Faced with the prospect of substantial public resistance to his scheduling of a referendum on a Muslim Brotherhood-tinged constitution on December 15, Egyptian President Muhammad Morsi has turned to the military. (The green in the title is a reference to political Islam, not the environment).
Morsi has ordered that the Egyptian army guard government buildings (and presumably the offices of his own party, Freedom and Justice, which have been being attacked by protesters). They spent Sunday putting up a blast wall around the presidential palace in Heliopolis, Cairo, which protesters invaded last Tuesday.

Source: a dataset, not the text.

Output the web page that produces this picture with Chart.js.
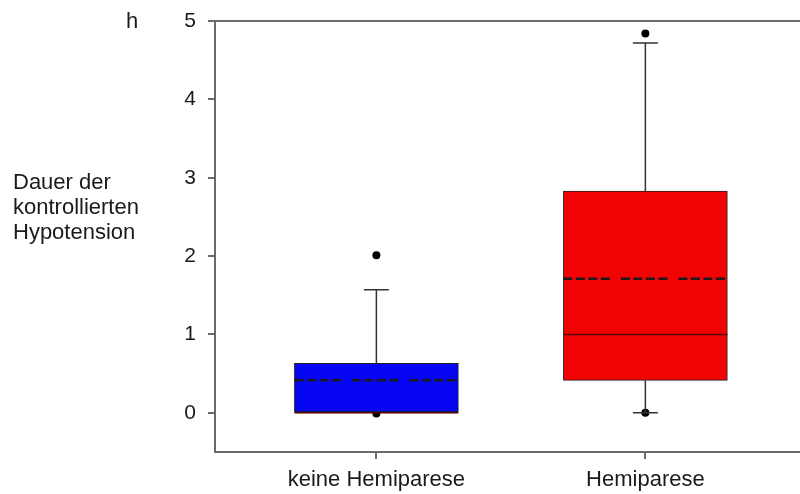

He also gave the military what he said were temporary powers to arrest civilians.
I spent some of summer, 2011, hanging out in Tahrir Square at a time when thousands of protesters regularly gathered there. A consistent demand, visible in dozens of placards, posters and graffiti, was that the power of the military to arrest civilians and remand them for trial in military courts be rescinded.
Morsi is attempting to ally with the military against the revolutionary youth, and so is giving back to the officers this prerogative. Nothing could succeed better in alienating the protesters from Morsi than this decree.
The other problem Morsi had was that most of the judges, including in pro-Muslim Brotherhood cities such as Asyut, are refusing to oversee next Saturday’s referendum on the constitution, as they must by law.
Morsi is deploying the army and other security forces to oversee the elections and to keep the voting stations safe.
The revolutionary youth have long been afraid of an alliance between the Muslim Brotherhood and the Egyptian army, combining the worst elements of both into a new, fundamentalist praetorian authoritarianism. Morsi did nothing on Sunday to allay those fears.
Morsi also announced on Sunday tax increases or price rises for many key commodities, as part of his quest for a $4.5 billion loan from the International Monetary fund. He slapped big taxes on liquor and cigarettes, as part of the Brotherhood’s campaign gradually to make Egypt a moral society. (They also want to send the night-owl Cairenes to bed at 10 pm, so as to cut down on carousing).
At 2 am Cairo time on Monday morning, Morsi abruptly cancelled the new taxes. Presumably his advisors became alarmed that the taxes might anger even Brotherhood supporters, and they are hoping to postpone them until after the referendum, when less is at stake.
The Egyptian Salvation Front, a coalition of liberal, leftist and centrist parties, has rejected Morsi’s referendum. The Irish Times suggests that their apparent determination to boycott the referendum derives from a conviction that they cannot defeat it at the polls. But it seems to me equally likely that the young revolutionaries just don’t think in terms of grassroots political campaigns. Moreover, they used to boycott Hosni Mubarak’s referendums. They are still acting like revolutionaries rather than transitioning into democratic politics.
Big rallies are called by leftists and liberals before the presidential palace on Tuesday and Friday, and the Muslim Brotherhood is planning counter-demonstrations.
The thing I fear is that if Morsi rams his constitution through, it will undermine the current government with the New Left and lead to long-term political faction-fighting, sometimes of a violent sort.